Tea with Mussolini
directed by Franco Zeffirelli
(MGM, 1999)

Florence, Italy, 1935.

Life is very good there for the colony of English and American expatriates who live out their autumn years or devote their lives to preserving the work of the Italian masters. But life is less good for Luca, the son of an Italian dressmaker who never married Luca's mother.

Unhappy with the church school where he's been dumped, Luca runs away, not from home -- but to home -- the home of his father's secretary, who takes him in and raises him the best she can.

Just how good a job Mary Wallace does she doesn't discover until years later, when their fortunes have reversed: the Fascists, under Benito Mussolini, decide to marginalize the English, then the Americans, and later to inter them.

Tea with Mussolini offers us a rare look at a little-known side of World War II -- an episode so rare it hasn't even been covered to death by The History Channel. Based on director Franco Zeffirelli's autobiography, it details events from the mid-1930s until the Allied invasion of Italy in 1944.

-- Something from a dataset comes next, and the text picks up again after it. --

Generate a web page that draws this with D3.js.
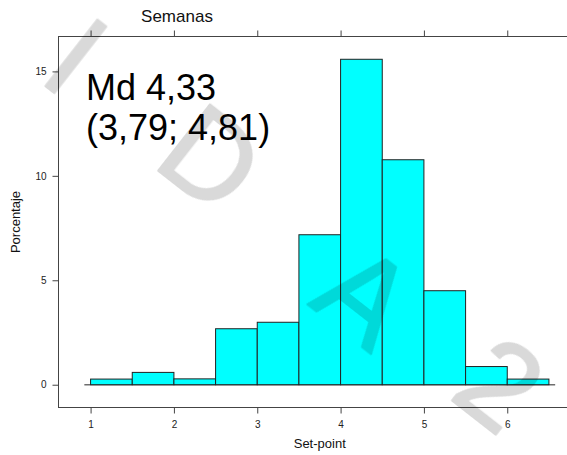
<!DOCTYPE html>
<html>
<head>
<meta charset="utf-8">
<script src="https://cdn.jsdelivr.net/npm/d3@7"></script>
<style>
  html, body { margin: 0; padding: 0; background: #fff; }
  svg { display: block; font-family: "Liberation Sans", Arial, Helvetica, sans-serif; }
</style>
</head>
<body>
<script>
// ---- data ----
const binStarts = [1, 1.5, 2, 2.5, 3, 3.5, 4, 4.5, 5, 5.5, 6];
const binWidth = 0.5;
const percentValues = [0.27, 0.59, 0.28, 2.68, 2.99, 7.18, 15.58, 10.77, 4.5, 0.87, 0.27];
const xTickValues = [1, 2, 3, 4, 5, 6];
const yTickValues = [0, 5, 10, 15];
const titleText = "Semanas";
const xLabel = "Set-point";
const yLabel = "Porcentaje";
const annotationLines = ["Md 4,33", "(3,79; 4,81)"];
const watermarkLetters = ["I", "D", "A", "2"];

// ---- layout ----
const W = 567, H = 455;
const panel = { left: 58.5, top: 36.5, bottom: 407.5, right: 581 };

const svg = d3.select("body").append("svg").attr("width", W).attr("height", H);

const xMin = d3.min(binStarts), xMax = d3.max(binStarts) + binWidth;
const xPad = 0.07 * (xMax - xMin);
const yMaxV = d3.max(percentValues);
const yPad = 0.07 * yMaxV;

const x = d3.scaleLinear().domain([xMin - xPad, xMax + xPad]).range([panel.left, panel.right]);
const y = d3.scaleLinear().domain([-yPad, yMaxV + yPad]).range([panel.bottom, panel.top]);

const bars = binStarts.map((s, i) => ({ x0: s, x1: s + binWidth, v: percentValues[i] }));

// baseline reference line
svg.append("line")
  .attr("x1", x(xMin - 0.075)).attr("x2", x(xMax + 0.075))
  .attr("y1", y(0)).attr("y2", y(0))
  .attr("stroke", "#6e6e6e").attr("stroke-width", 1.4);

// bars
svg.append("g").selectAll("rect").data(bars).join("rect")
  .attr("x", d => x(d.x0))
  .attr("width", d => x(d.x1) - x(d.x0))
  .attr("y", d => y(d.v))
  .attr("height", d => y(0) - y(d.v))
  .attr("fill", "#00ffff")
  .attr("stroke", "#222")
  .attr("stroke-width", 1);

// panel border
svg.append("rect")
  .attr("x", panel.left).attr("y", panel.top)
  .attr("width", panel.right - panel.left).attr("height", panel.bottom - panel.top)
  .attr("fill", "none").attr("stroke", "#444").attr("stroke-width", 1);

// axes
const tickStyle = g => {
  g.select(".domain").remove();
  g.selectAll(".tick line").attr("stroke", "#444");
  g.selectAll(".tick text").attr("fill", "#222").style("font-size", "10px")
    .style("font-family", "'Liberation Sans', Arial, sans-serif");
};

svg.append("g").attr("transform", `translate(0,${panel.bottom})`)
  .call(d3.axisBottom(x).tickValues(xTickValues).tickFormat(d3.format("d")).tickSizeOuter(0).tickSize(6).tickPadding(7))
  .call(tickStyle);

svg.append("g").attr("transform", `translate(0,${panel.top})`)
  .call(d3.axisTop(x).tickValues(xTickValues).tickFormat("").tickSizeOuter(0).tickSize(6))
  .call(tickStyle);

svg.append("g").attr("transform", `translate(${panel.left},0)`)
  .call(d3.axisLeft(y).tickValues(yTickValues).tickFormat(d3.format("d")).tickSizeOuter(0).tickSize(6).tickPadding(6))
  .call(tickStyle);

// titles
svg.append("text").attr("x", 177).attr("y", 22).attr("text-anchor", "middle")
  .style("font-size", "17px").attr("fill", "#111").text(titleText);

svg.append("text").attr("x", (panel.left + panel.right) / 2).attr("y", 448).attr("text-anchor", "middle")
  .style("font-size", "13px").attr("fill", "#111").text(xLabel);

svg.append("text").attr("transform", `translate(19.5,${(panel.top + panel.bottom) / 2}) rotate(-90)`)
  .attr("text-anchor", "middle").style("font-size", "13px").attr("fill", "#111").text(yLabel);

// annotation
svg.append("g").selectAll("text").data(annotationLines).join("text")
  .attr("x", 86).attr("y", (d, i) => 100 + i * 40)
  .style("font-size", "36px").attr("fill", "#000").text(d => d);

// watermark
const wmCenters = [[77, 55], [212, 157], [366, 295], [501, 383]];
const wm = svg.append("g").attr("opacity", 0.15);
wm.selectAll("text").data(watermarkLetters).join("text")
  .attr("transform", (d, i) => `translate(${wmCenters[i][0]},${wmCenters[i][1]}) rotate(38)`)
  .attr("y", 0.36 * 122)
  .attr("text-anchor", "middle")
  .style("font-size", "122px")
  .attr("fill", "#000").attr("stroke", "#000").attr("stroke-width", 2).attr("stroke-linejoin", "round")
  .text(d => d);
</script>
</body>
</html>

Yet it's neither a war film nor an antiwar film. Few bullets are fired, no bombs go off and very little blood is shed, though the English and American expatriates do make a life-or-death stand when the future of Italy's past is threatened by the retreating German army. Instead, Zeffirelli focuses on how the war affects the individual and collective lives of an unusual group of people caught in an unfortunate series of events.

At the group's core are two very different women: Lady Hester (Maggie Smith), widow of the former British ambassador and spiritual leader of Florence's stiff upper lips, and Elsa (Cher), an eccentric American Jew who changes last names too quickly to be saddled with any particular one. Both put their faith in different forces: Hester in Mussolini, who has assured her over tea that she and her friends are under his protection, and Elsa in her money, which she uses to advance Luca's fortunes and soften the blows struck against her English-speaking compatriots.

When both strategies fail, both women turn to Luca and his mentor, Wallace.

Tea with Mussolini could succeed on its originality alone, but there's much more to it than that: there's Zeffirelli's usual lush staging and the beauty of Florence and San Gimignano, neither of which escapes Zeffirelli's eyes for a moment.

Then there's the portrayal of Wallace by the much under-appreciated Joan Plowright. Though Cher gets top billing, Plowright gets the lion's share of the screen time. Given the quality of their performances, it's clear she deserves it.

But there are sticking points as well, not the least of which is trying to cover nine years of war and peace in under two hours. That could be the land speed record for an autobiographical film, and it shortchanges many events and exchanges.

And Baird Wallace is a charming and handsome Luca, but he's far from deep. He has his moments, but not enough of them.

Tea with Mussolini is an offbeat film that viewers most likely will either love or hate. All I suggest is that you watch it -- carefully -- before you choose sides.